A.A. Origins

The origins of Alcoholics Anonymous can be traced to the Oxford Group, a religious movement popular in the United States and Europe in the early 20th century. Members of the Oxford Group practiced a formula of self-improvement by performing self-inventory, admitting wrongs, making amends, using prayer and meditation, and carrying the message to others.

In the early 1930s, a well-to-do Rhode Islander, Rowland H., visited the noted Swiss psychoanalyst Carl Jung for help with his alcoholism. Jung determined that Rowland’s case was medically hopeless, and that he could only find relief through a vital spiritual experience. Jung directed him to the Oxford Group.

Rowland later introduced fellow Vermonter Edwin (“Ebby”) T. to the group, and the two men along with several others were finally able to keep from drinking by practicing the Oxford Group principles.

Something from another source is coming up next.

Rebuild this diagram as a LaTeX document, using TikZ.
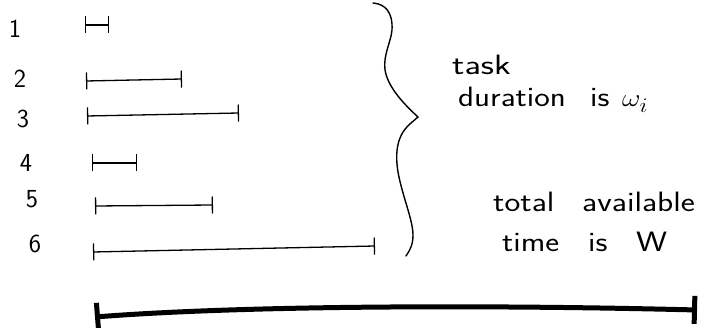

One of Ebby’s schoolmate friends from Vermont, and a drinking buddy, was Bill W. Ebby sought out his old friend at his home at 182 Clinton Street in Brooklyn, New York, to carry the message of hope.

Bill W. had been a golden boy on Wall Street, enjoying success and power as a stockbroker, but his promising career had been ruined by continuous and chronic alcoholism. Now, approaching 39 years of age, he was learning that his problem was hopeless, progressive, and irreversible. He had sought medical treatment at Towns Hospital in Manhattan, but he was still drinking.

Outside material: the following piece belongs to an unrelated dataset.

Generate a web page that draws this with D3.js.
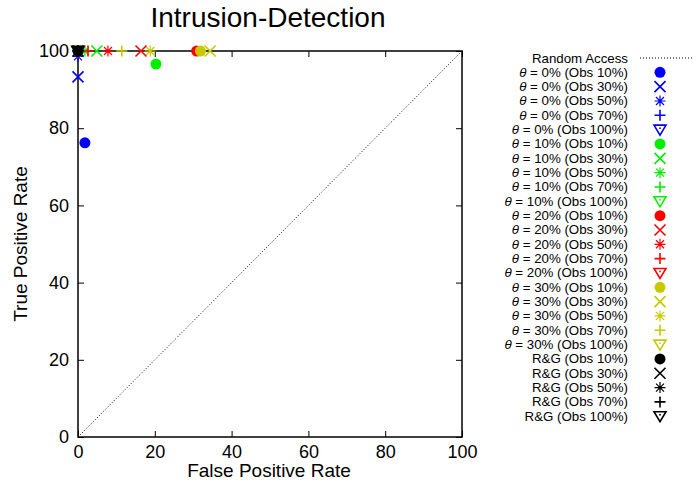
<!DOCTYPE html>
<html>
<head>
<meta charset="utf-8">
<script src="https://cdn.jsdelivr.net/npm/d3@7"></script>
<style>
  body { margin: 0; background: #fff; }
  svg { font-family: "Liberation Sans", Arial, sans-serif; }
</style>
</head>
<body>
<svg id="chart" width="696" height="484"></svg>
<script>
// groups (threshold) and observation levels
var groups = ["0%", "10%", "20%", "30%", "R&G"];
var obsLevels = ["10%", "30%", "50%", "70%", "100%"];
var colors = ["#0000ff", "#00ee00", "#ff0000", "#c8c800", "#000000"];

// false positive rate, one row per group, one value per obs level
var fpr = [
  [1.8, 0, 0, 0, 0],
  [20.3, 4.9, 1.8, 0.6, 0],
  [30.9, 16.4, 7.8, 2.6, 0],
  [31.9, 34.4, 18.8, 11.4, 0],
  [0, 0, 0, 0, 0]
];
// true positive rate
var tpr = [
  [76.2, 93.3, 98.6, 100, 100],
  [96.6, 100, 100, 100, 100],
  [100, 100, 100, 100, 100],
  [100, 100, 100, 100, 100],
  [100, 100, 100, 100, 100]
];
var ticks = [0, 20, 40, 60, 80, 100];
var symbols = ["circle", "cross", "star", "plus", "tri"];

var svg = d3.select("#chart");
var pLeft = 78, pRight = 462, pTop = 51, pBottom = 437;

var x = d3.scaleLinear().domain([0, 100]).range([pLeft, pRight]);
var y = d3.scaleLinear().domain([0, 100]).range([pBottom, pTop]);

svg.append("text")
    .attr("x", 268).attr("y", 27)
    .attr("text-anchor", "middle")
    .style("font-size", "28px")
    .text("Intrusion-Detection");

// axes with inward ticks on all four sides
svg.append("g")
    .attr("transform", "translate(0," + pBottom + ")")
    .call(d3.axisBottom(x).tickValues(ticks).tickSizeInner(-6).tickSizeOuter(0).tickPadding(8))
    .call(function(g) { g.select(".domain").remove(); });
svg.append("g")
    .attr("transform", "translate(0," + pTop + ")")
    .call(d3.axisTop(x).tickValues(ticks).tickSizeInner(-6).tickSizeOuter(0).tickFormat(""))
    .call(function(g) { g.select(".domain").remove(); });
svg.append("g")
    .attr("transform", "translate(" + pLeft + ",0)")
    .call(d3.axisLeft(y).tickValues(ticks).tickSizeInner(-6).tickSizeOuter(0).tickPadding(9))
    .call(function(g) { g.select(".domain").remove(); });
svg.append("g")
    .attr("transform", "translate(" + pRight + ",0)")
    .call(d3.axisRight(y).tickValues(ticks).tickSizeInner(-6).tickSizeOuter(0).tickFormat(""))
    .call(function(g) { g.select(".domain").remove(); });

svg.selectAll(".tick line").attr("stroke", "#000").attr("stroke-width", 1);
svg.selectAll(".tick text").style("font-size", "18px").attr("fill", "#000")
    .attr("font-family", "Liberation Sans, Arial, sans-serif");

// random access diagonal
svg.append("line")
    .attr("x1", x(0)).attr("y1", y(0))
    .attr("x2", x(100)).attr("y2", y(100))
    .attr("stroke", "#000").attr("stroke-width", 1)
    .attr("stroke-dasharray", "1,2");

svg.append("rect")
    .attr("x", pLeft).attr("y", pTop)
    .attr("width", pRight - pLeft).attr("height", pBottom - pTop)
    .attr("fill", "none").attr("stroke", "#000").attr("stroke-width", 1.5);

svg.append("text")
    .attr("x", 269).attr("y", 477)
    .attr("text-anchor", "middle")
    .style("font-size", "19px")
    .text("False Positive Rate");
svg.append("text")
    .attr("transform", "translate(27,244) rotate(-90)")
    .attr("text-anchor", "middle")
    .style("font-size", "19px")
    .text("True Positive Rate");

function drawSymbol(g, type, color) {
  var s = 5.5;
  if (type == "circle") {
    g.append("circle").attr("r", 5.5).attr("fill", color);
  } else if (type == "cross") {
    g.append("path").attr("d", "M" + -s + "," + -s + "L" + s + "," + s + "M" + -s + "," + s + "L" + s + "," + -s)
        .attr("stroke", color).attr("stroke-width", 1.6);
  } else if (type == "star") {
    g.append("path").attr("d", "M" + -s + ",0L" + s + ",0M0," + -s + "L0," + s +
        "M-4,-4L4,4M-4,4L4,-4")
        .attr("stroke", color).attr("stroke-width", 1.2);
  } else if (type == "plus") {
    g.append("path").attr("d", "M" + -s + ",0L" + s + ",0M0," + -s + "L0," + s)
        .attr("stroke", color).attr("stroke-width", 1.6);
  } else {
    g.append("path").attr("d", "M-6,-4.5L6,-4.5L0,5.5Z")
        .attr("fill", "none").attr("stroke", color).attr("stroke-width", 1.6);
    g.append("circle").attr("cy", -1.5).attr("r", 0.9).attr("fill", color);
  }
}

// data points
var pts = svg.append("g").attr("class", "points");
groups.forEach(function(gName, gi) {
  obsLevels.forEach(function(o, oi) {
    var g = pts.append("g")
        .attr("transform", "translate(" + x(fpr[gi][oi]) + "," + y(tpr[gi][oi]) + ")");
    drawSymbol(g, symbols[oi], colors[gi]);
  });
});

// legend
var legend = svg.append("g").attr("class", "legend");
var textX = 628, symX = 660, rowY0 = 58, rowH = 14.33;
legend.append("text")
    .attr("x", textX).attr("y", rowY0 + 4.5)
    .attr("text-anchor", "end")
    .style("font-size", "13.3px")
    .text("Random Access");
legend.append("line")
    .attr("x1", 640).attr("x2", 692)
    .attr("y1", rowY0).attr("y2", rowY0)
    .attr("stroke", "#000").attr("stroke-dasharray", "1,2");

var row = 1;
groups.forEach(function(gName, gi) {
  obsLevels.forEach(function(o, oi) {
    var yy = rowY0 + row * rowH;
    var t = legend.append("text")
        .attr("x", textX).attr("y", yy + 4.5)
        .attr("text-anchor", "end")
        .style("font-size", "13.3px");
    if (gName == "R&G") {
      t.text("R&G (Obs " + o + ")");
    } else {
      t.append("tspan").style("font-style", "italic").text("θ");
      t.append("tspan").text(" = " + gName + " (Obs " + o + ")");
    }
    var g = legend.append("g").attr("transform", "translate(" + symX + "," + yy + ")");
    drawSymbol(g, symbols[oi], colors[gi]);
    row++;
  });
});
</script>
</body>
</html>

Bill was, at first, unconvinced by Ebby’s story of transformation and the claims of the Oxford Group. But in December 1934, after again landing in Towns hospital for treatment, Bill underwent a powerful spiritual experience unlike any he had ever known. His depression and despair were lifted, and he felt free and at peace. Bill stopped drinking, and worked the rest of his life to bring that freedom and peace to other alcoholics. The roots of Alcoholics Anonymous were planted.

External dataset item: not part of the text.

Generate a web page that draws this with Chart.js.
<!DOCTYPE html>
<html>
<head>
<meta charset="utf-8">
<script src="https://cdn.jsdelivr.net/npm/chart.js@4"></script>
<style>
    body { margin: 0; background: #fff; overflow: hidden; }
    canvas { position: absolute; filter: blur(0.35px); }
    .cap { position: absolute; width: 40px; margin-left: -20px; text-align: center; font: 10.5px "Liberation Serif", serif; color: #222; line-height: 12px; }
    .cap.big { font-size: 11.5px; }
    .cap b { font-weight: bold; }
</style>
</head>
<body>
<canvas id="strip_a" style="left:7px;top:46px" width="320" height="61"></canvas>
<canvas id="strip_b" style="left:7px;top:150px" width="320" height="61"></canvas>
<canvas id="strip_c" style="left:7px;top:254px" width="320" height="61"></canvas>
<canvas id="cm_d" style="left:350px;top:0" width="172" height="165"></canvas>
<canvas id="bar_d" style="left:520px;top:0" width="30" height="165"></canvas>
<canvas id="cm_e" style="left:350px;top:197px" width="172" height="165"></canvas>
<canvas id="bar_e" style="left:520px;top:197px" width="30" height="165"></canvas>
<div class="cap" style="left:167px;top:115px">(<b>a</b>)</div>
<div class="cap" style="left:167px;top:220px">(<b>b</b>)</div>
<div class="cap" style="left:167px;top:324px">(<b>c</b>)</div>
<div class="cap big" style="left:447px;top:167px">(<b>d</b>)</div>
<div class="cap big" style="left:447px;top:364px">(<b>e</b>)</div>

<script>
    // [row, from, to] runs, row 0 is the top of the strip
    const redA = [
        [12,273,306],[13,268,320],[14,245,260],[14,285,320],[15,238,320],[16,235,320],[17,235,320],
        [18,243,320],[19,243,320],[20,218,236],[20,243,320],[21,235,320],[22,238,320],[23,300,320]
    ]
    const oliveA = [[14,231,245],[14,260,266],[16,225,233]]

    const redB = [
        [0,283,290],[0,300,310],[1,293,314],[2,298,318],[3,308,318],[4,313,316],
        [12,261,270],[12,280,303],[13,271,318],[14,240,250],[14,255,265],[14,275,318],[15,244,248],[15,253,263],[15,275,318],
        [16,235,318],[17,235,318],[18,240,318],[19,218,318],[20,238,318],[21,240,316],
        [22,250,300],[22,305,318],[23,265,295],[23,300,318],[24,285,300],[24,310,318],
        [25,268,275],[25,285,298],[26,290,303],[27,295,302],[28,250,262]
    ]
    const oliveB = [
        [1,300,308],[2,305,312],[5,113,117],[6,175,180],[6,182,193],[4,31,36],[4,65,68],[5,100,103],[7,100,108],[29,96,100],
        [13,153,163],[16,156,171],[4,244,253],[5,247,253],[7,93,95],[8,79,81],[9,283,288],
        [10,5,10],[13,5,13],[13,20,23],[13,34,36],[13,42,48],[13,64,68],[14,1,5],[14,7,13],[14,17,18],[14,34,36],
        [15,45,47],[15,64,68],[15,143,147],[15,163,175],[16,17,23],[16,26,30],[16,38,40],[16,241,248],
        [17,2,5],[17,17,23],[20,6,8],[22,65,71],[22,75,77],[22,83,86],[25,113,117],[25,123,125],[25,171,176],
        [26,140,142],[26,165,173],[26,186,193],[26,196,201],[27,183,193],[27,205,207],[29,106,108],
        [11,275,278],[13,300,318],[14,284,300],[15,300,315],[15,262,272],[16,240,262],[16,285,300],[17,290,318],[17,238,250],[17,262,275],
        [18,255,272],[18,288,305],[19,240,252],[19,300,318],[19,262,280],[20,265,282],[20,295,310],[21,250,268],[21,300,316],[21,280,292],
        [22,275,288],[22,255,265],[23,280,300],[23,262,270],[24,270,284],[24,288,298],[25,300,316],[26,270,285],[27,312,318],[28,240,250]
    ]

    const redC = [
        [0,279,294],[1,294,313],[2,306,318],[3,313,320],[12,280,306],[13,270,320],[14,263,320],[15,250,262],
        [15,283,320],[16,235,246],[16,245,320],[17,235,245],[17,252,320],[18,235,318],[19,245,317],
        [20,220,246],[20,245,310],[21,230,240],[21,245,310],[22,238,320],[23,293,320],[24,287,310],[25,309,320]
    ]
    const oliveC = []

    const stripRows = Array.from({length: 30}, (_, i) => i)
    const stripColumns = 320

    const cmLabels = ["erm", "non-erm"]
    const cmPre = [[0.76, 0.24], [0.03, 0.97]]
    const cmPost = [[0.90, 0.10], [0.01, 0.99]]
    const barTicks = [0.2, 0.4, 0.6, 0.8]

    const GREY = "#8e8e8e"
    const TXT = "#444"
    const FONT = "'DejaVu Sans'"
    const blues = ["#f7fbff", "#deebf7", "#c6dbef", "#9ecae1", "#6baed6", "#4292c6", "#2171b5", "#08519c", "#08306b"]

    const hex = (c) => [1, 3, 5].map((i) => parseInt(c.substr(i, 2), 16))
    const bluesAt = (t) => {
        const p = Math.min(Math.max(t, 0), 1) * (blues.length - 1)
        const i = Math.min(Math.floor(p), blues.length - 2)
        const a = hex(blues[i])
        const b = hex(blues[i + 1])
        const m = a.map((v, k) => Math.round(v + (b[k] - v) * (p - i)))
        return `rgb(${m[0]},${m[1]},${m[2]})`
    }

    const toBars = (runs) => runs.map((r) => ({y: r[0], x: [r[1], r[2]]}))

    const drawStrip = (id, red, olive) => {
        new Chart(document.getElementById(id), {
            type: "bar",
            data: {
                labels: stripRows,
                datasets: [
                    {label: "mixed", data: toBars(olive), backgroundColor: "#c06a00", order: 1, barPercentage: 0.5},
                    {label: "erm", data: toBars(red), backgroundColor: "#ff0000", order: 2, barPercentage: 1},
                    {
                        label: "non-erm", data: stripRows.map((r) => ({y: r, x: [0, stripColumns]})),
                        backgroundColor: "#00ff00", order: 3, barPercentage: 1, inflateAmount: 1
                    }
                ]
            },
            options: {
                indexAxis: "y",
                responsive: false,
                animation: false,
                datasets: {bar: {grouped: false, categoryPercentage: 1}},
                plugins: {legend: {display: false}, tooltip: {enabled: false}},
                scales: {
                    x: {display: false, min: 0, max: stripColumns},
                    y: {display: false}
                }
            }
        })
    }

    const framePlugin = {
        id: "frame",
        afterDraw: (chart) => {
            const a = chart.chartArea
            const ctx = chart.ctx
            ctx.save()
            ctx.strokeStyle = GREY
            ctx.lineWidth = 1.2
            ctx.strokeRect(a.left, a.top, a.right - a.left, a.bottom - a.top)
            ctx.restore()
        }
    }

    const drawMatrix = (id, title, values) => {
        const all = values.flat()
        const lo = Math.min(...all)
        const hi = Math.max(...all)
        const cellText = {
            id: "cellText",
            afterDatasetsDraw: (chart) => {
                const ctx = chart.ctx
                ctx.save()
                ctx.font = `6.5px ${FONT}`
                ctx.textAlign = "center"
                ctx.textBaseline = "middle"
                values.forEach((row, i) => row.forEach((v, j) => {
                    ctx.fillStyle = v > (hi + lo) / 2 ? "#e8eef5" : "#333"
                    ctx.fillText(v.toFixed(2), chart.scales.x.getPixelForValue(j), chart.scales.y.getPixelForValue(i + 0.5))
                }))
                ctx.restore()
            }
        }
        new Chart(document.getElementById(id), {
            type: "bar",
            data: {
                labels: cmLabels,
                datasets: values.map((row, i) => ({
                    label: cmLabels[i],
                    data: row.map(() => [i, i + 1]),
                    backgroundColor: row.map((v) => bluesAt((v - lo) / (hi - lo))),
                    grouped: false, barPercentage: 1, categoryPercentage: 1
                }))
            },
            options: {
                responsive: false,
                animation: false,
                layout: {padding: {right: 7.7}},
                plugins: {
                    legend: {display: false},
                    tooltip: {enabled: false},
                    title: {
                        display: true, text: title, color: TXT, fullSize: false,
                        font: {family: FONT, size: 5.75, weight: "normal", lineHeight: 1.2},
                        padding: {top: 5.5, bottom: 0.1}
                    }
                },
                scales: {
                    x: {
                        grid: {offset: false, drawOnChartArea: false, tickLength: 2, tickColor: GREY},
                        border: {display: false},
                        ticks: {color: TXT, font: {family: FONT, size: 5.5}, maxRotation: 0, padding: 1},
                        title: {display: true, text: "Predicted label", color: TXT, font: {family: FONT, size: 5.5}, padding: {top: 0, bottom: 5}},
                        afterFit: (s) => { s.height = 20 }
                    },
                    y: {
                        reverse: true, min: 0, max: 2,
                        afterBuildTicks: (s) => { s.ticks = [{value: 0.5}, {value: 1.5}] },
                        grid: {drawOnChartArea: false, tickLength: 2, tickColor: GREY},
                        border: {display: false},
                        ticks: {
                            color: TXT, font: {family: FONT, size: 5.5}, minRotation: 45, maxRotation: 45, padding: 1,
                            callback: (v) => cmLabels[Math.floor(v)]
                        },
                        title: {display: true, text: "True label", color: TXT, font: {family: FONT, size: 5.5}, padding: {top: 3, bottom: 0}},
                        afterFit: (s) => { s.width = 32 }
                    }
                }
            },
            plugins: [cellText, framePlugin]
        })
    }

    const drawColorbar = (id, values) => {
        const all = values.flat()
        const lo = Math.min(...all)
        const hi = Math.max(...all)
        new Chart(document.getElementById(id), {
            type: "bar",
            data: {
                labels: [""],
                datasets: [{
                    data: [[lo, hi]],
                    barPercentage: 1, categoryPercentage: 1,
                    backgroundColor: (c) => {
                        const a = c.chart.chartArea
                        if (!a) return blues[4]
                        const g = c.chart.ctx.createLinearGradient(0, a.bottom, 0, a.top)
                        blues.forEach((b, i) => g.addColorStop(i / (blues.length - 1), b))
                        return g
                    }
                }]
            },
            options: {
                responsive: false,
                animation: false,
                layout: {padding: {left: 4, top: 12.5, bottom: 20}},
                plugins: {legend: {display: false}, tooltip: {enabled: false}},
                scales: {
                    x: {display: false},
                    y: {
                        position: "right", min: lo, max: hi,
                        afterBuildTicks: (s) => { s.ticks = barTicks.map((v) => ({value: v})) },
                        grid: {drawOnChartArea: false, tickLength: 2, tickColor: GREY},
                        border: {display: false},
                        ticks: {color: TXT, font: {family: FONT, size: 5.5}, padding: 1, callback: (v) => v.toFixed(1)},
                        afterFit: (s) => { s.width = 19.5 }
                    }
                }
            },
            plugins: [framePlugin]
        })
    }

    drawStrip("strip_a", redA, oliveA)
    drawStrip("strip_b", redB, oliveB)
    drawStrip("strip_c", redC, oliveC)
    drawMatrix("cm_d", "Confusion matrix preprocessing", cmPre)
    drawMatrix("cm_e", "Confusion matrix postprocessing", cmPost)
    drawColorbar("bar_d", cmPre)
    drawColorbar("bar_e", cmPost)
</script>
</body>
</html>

A milestone for the AA Grapevine

With the March 1978 issue, the circulation of the Fellowship’s “meeting in print” reaches 100,000. In June 1944, copies of the periodical’s first edition had numbered 1,200 and had gone out to 165 subscribers and other members of A.A.

The first zonal meeting

Born of an idea brought forward at the 1978 World Service Meeting, the first zonal service meeting — during which countries share experiences, strengthen unity, and offer help to A.A.s where service structures have yet to be set up — takes place in Bogota, Colombia in 1979. Delegates from ten Latin American countries convene in what is called the Ibero-American Service Meeting. Later, this biannual meeting will be called REDELA, a shortened form of Réunion de Las Americas (Meeting of the Americas). Zonal meetings will be launched in Europe in 1981, Asia/Oceania in 1995, and Sub-Saharan Africa in 2003.